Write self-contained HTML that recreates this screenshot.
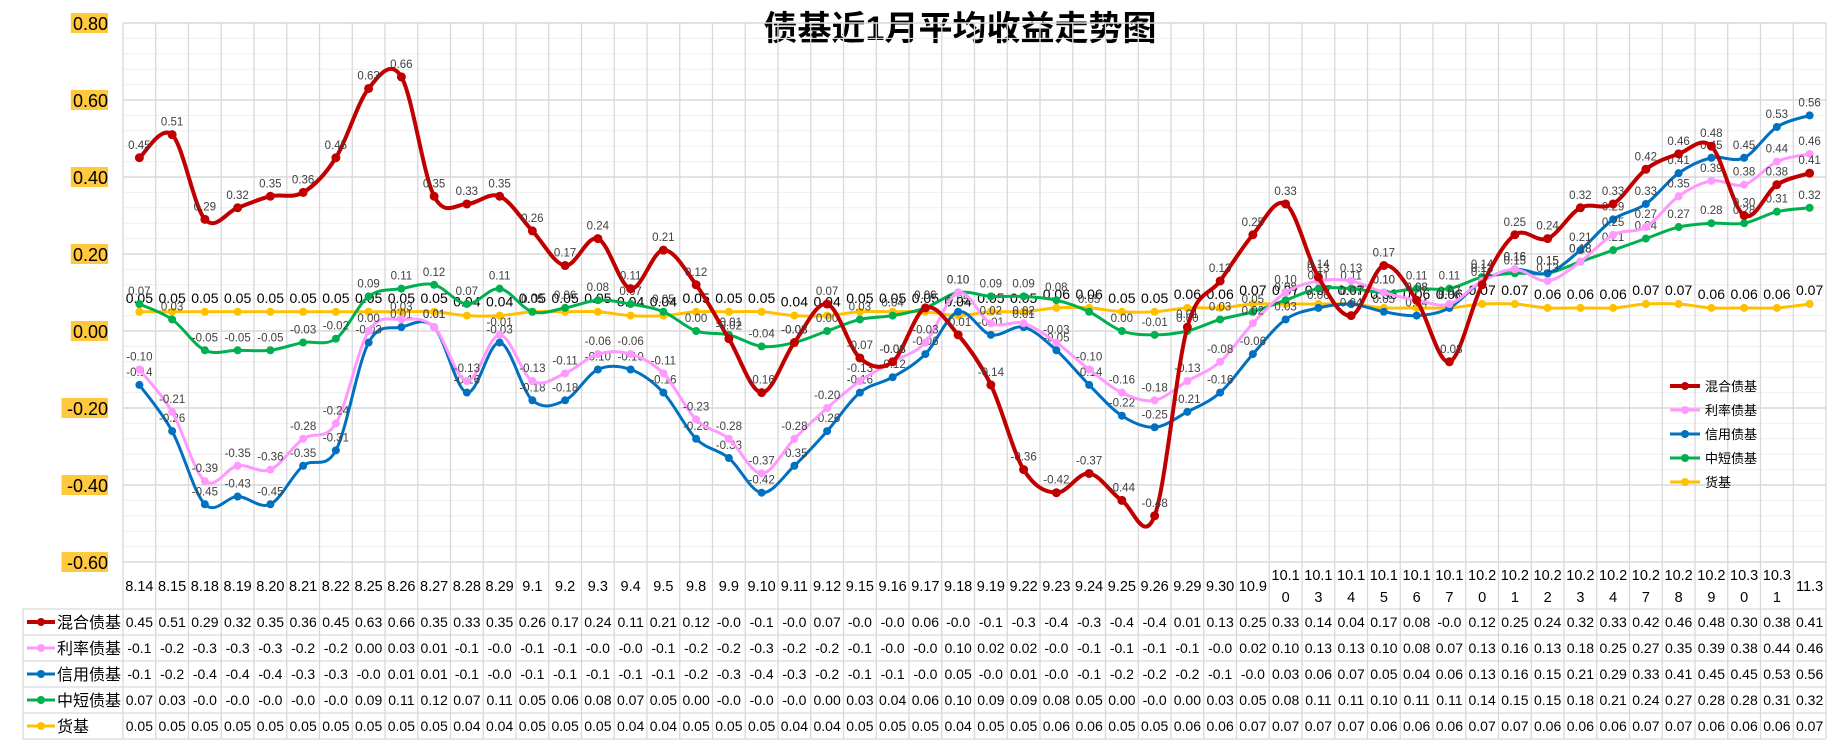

_ _ _ _ _ _ _

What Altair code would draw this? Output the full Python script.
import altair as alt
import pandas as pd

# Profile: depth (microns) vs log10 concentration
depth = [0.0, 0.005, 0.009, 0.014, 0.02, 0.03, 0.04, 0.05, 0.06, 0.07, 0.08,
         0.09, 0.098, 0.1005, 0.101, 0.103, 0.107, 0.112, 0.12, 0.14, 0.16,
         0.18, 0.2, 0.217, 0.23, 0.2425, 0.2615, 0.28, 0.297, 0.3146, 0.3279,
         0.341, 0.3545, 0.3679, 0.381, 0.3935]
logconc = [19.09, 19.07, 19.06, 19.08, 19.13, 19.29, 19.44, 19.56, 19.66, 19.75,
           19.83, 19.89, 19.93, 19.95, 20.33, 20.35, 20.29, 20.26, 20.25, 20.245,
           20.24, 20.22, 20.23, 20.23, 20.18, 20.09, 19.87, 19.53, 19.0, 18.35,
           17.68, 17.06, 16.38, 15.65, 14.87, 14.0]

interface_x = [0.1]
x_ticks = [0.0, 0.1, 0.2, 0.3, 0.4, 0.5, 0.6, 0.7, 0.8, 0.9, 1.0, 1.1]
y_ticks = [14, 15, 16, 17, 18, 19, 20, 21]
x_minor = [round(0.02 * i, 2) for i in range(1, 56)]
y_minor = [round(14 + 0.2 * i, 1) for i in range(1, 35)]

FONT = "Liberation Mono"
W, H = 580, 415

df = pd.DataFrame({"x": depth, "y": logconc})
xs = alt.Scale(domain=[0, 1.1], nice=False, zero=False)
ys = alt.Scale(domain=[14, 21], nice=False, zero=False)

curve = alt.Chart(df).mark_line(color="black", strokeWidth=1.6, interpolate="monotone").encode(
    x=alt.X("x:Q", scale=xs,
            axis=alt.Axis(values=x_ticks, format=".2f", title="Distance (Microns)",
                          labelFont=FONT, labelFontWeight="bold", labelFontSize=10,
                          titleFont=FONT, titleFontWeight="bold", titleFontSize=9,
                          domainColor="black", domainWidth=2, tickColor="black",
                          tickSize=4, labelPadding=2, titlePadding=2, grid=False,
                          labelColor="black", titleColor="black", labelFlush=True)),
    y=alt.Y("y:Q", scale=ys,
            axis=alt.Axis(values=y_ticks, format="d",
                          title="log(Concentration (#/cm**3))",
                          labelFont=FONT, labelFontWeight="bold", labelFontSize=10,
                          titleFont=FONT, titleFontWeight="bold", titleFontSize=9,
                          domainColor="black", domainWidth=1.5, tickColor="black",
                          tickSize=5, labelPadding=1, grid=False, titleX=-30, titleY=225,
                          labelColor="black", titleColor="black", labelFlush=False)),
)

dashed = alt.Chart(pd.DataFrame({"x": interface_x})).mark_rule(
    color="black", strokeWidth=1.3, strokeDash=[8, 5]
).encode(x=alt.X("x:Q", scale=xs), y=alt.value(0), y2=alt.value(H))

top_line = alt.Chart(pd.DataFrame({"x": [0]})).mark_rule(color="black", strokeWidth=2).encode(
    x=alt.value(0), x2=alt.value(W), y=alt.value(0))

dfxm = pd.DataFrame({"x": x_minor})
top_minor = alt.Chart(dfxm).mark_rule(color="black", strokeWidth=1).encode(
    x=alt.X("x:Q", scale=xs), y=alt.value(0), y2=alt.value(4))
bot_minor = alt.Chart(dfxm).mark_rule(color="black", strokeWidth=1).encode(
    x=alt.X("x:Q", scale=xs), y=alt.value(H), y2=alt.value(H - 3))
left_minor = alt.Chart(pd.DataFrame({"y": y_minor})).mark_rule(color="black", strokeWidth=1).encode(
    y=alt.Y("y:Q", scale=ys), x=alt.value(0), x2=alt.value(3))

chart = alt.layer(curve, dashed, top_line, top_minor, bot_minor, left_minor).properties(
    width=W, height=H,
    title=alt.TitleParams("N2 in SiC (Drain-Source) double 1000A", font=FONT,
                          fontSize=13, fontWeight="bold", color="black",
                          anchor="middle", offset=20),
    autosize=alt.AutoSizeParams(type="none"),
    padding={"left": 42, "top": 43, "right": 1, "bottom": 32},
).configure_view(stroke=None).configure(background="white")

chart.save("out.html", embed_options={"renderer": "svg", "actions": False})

_ _ _ _ _ _ _

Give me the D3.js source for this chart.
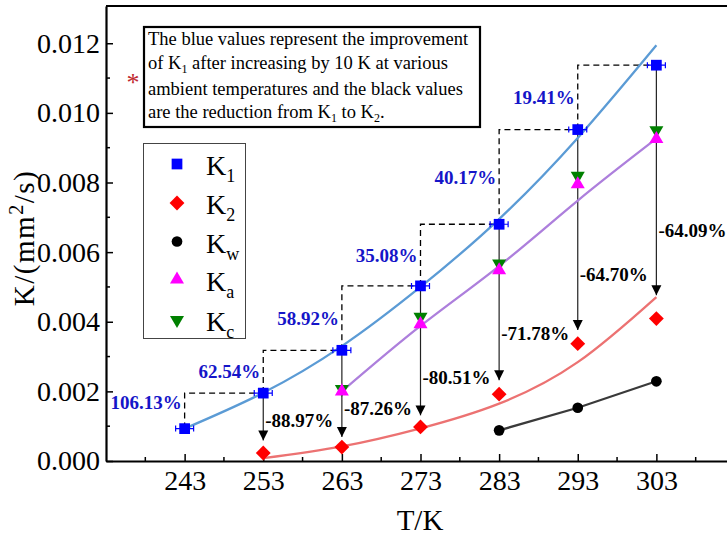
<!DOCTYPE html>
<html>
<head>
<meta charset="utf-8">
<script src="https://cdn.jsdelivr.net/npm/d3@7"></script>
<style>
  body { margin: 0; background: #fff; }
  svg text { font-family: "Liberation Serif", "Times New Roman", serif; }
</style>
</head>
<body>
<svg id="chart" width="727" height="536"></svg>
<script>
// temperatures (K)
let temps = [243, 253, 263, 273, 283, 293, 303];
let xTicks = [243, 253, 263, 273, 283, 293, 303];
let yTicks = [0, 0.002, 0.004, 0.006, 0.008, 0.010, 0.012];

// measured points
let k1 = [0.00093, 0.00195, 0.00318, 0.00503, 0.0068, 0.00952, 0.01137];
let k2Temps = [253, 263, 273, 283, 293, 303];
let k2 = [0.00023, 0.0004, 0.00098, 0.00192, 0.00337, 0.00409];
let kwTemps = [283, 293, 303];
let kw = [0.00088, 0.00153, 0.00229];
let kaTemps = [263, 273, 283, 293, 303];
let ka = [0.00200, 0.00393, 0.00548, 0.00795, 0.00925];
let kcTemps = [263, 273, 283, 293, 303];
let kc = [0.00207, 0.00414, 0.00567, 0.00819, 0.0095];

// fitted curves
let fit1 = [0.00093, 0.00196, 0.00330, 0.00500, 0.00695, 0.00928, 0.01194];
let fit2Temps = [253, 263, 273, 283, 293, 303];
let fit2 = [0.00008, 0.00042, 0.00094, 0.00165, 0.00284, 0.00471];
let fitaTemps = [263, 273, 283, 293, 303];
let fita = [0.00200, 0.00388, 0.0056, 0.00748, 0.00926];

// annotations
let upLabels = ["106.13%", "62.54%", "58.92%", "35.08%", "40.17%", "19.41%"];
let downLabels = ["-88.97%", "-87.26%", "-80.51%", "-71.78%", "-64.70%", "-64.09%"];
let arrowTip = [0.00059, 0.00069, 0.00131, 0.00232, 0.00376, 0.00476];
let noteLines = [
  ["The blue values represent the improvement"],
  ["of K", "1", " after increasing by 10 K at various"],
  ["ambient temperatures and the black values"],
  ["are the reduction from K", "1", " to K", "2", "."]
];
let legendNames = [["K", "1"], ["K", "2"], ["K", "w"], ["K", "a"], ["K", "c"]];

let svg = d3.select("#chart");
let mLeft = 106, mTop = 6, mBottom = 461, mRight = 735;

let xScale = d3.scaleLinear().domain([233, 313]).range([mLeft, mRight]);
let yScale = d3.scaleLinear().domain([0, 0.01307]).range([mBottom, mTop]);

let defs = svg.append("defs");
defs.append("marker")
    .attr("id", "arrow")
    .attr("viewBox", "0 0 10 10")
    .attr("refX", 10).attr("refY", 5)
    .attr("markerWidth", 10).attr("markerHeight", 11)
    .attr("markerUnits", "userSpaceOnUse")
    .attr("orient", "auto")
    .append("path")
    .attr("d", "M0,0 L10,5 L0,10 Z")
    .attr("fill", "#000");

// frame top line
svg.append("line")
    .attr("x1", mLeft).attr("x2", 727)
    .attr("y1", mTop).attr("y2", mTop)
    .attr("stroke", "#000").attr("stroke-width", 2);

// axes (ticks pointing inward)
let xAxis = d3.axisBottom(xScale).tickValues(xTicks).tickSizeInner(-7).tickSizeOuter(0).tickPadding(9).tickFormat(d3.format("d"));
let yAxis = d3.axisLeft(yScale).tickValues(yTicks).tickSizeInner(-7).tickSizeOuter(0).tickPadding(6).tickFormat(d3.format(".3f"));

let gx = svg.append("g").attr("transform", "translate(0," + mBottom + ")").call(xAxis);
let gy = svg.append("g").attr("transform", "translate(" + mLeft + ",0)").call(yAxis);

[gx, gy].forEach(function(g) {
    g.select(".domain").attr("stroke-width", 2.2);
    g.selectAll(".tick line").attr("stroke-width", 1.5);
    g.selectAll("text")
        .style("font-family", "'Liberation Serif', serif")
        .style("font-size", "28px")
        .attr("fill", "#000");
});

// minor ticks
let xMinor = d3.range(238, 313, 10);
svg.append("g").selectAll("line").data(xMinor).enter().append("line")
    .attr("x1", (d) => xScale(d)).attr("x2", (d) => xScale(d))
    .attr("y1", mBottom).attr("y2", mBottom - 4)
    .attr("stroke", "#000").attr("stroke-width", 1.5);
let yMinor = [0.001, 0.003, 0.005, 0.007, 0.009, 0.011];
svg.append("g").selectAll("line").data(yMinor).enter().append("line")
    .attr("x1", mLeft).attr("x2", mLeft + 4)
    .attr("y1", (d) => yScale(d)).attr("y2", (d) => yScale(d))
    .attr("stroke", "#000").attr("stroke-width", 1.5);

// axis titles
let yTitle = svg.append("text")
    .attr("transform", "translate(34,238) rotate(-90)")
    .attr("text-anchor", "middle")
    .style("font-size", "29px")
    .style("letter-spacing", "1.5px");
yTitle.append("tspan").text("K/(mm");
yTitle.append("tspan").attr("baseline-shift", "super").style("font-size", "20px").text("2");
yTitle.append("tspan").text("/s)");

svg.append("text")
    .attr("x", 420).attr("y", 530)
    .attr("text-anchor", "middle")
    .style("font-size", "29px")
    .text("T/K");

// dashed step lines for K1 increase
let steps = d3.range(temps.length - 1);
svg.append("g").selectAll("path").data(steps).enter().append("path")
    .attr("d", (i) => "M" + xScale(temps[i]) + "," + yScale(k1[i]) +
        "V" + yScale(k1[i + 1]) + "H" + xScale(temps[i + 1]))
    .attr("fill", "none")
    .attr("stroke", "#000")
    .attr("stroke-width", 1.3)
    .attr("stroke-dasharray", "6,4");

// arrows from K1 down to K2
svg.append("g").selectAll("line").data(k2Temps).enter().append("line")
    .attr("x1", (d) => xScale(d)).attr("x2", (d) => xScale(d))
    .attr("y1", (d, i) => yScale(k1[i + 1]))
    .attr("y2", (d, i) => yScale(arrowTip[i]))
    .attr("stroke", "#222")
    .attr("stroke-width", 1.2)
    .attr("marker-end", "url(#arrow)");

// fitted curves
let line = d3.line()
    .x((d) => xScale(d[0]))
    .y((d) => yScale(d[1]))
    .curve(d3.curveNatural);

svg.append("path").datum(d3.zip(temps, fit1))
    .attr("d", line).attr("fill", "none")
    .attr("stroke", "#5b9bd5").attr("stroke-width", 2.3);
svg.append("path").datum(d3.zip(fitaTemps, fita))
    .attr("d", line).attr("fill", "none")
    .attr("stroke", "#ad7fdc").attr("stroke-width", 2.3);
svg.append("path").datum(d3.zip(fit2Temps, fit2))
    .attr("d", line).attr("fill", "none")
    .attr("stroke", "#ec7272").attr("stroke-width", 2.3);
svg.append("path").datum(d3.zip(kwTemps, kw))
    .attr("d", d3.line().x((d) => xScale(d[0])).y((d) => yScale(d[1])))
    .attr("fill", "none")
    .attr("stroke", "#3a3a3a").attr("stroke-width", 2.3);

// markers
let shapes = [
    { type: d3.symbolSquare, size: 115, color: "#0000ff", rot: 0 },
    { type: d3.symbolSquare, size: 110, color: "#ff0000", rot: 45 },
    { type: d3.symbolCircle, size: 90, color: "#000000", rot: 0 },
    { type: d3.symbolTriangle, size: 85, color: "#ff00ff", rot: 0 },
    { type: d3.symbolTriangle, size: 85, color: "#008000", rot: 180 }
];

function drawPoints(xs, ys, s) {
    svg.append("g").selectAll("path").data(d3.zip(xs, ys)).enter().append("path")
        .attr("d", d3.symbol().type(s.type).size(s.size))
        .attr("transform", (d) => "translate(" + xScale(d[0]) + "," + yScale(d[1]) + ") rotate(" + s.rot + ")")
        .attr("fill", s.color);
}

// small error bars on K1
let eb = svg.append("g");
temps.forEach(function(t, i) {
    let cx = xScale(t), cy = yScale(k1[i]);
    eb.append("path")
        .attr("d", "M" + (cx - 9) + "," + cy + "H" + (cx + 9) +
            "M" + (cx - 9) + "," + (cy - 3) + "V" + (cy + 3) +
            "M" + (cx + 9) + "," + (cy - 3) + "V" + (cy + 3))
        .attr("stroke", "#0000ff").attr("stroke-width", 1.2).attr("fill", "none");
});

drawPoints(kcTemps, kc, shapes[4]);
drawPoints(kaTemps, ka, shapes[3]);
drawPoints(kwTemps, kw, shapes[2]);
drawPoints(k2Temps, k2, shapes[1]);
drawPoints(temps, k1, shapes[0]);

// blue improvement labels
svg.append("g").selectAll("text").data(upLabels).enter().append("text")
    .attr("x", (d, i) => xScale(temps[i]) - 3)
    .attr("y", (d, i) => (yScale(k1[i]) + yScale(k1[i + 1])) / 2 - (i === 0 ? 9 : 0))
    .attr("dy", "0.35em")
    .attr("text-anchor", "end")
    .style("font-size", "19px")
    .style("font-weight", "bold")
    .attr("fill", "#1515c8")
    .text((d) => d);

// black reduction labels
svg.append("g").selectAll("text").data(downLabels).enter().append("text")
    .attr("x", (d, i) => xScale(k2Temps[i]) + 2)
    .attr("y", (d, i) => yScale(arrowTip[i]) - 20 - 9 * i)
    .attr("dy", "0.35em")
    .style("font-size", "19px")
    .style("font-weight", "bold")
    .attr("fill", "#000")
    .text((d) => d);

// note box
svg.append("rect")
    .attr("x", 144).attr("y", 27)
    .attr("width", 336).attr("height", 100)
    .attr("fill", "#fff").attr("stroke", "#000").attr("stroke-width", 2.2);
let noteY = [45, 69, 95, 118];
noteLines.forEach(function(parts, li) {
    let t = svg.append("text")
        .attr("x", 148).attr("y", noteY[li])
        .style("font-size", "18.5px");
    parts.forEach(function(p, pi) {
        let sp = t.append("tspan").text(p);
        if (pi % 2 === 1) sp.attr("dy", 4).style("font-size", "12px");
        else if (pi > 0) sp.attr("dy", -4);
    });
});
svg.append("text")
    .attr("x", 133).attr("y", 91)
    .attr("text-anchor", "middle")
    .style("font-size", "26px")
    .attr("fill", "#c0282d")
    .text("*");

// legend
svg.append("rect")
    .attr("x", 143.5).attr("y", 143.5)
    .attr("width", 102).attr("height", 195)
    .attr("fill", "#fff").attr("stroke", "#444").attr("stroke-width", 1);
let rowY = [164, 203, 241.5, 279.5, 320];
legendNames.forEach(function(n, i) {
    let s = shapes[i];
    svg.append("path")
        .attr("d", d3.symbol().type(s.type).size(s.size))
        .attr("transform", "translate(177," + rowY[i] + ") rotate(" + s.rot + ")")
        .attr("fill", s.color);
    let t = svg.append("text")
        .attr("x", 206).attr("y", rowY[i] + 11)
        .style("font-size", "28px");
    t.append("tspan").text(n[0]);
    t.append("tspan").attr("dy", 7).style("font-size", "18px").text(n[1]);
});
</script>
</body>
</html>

_ _ _ _ _ _ _

> **REQUIREMENT**: Leave the pictures out and copy exactly the lines from the one with "Give me the D3.js source for this chart." to the one with "let fita = [0.00200, 0.00388, 0.0056, 0.00748, 0.00926];", both included.

> **ANSWER**:
Give me the D3.js source for this chart.
<!DOCTYPE html>
<html>
<head>
<meta charset="utf-8">
<script src="https://cdn.jsdelivr.net/npm/d3@7"></script>
<style>
  body { margin: 0; background: #fff; }
  svg text { font-family: "Liberation Serif", "Times New Roman", serif; }
</style>
</head>
<body>
<svg id="chart" width="727" height="536"></svg>
<script>
// temperatures (K)
let temps = [243, 253, 263, 273, 283, 293, 303];
let xTicks = [243, 253, 263, 273, 283, 293, 303];
let yTicks = [0, 0.002, 0.004, 0.006, 0.008, 0.010, 0.012];

// measured points
let k1 = [0.00093, 0.00195, 0.00318, 0.00503, 0.0068, 0.00952, 0.01137];
let k2Temps = [253, 263, 273, 283, 293, 303];
let k2 = [0.00023, 0.0004, 0.00098, 0.00192, 0.00337, 0.00409];
let kwTemps = [283, 293, 303];
let kw = [0.00088, 0.00153, 0.00229];
let kaTemps = [263, 273, 283, 293, 303];
let ka = [0.00200, 0.00393, 0.00548, 0.00795, 0.00925];
let kcTemps = [263, 273, 283, 293, 303];
let kc = [0.00207, 0.00414, 0.00567, 0.00819, 0.0095];

// fitted curves
let fit1 = [0.00093, 0.00196, 0.00330, 0.00500, 0.00695, 0.00928, 0.01194];
let fit2Temps = [253, 263, 273, 283, 293, 303];
let fit2 = [0.00008, 0.00042, 0.00094, 0.00165, 0.00284, 0.00471];
let fitaTemps = [263, 273, 283, 293, 303];
let fita = [0.00200, 0.00388, 0.0056, 0.00748, 0.00926];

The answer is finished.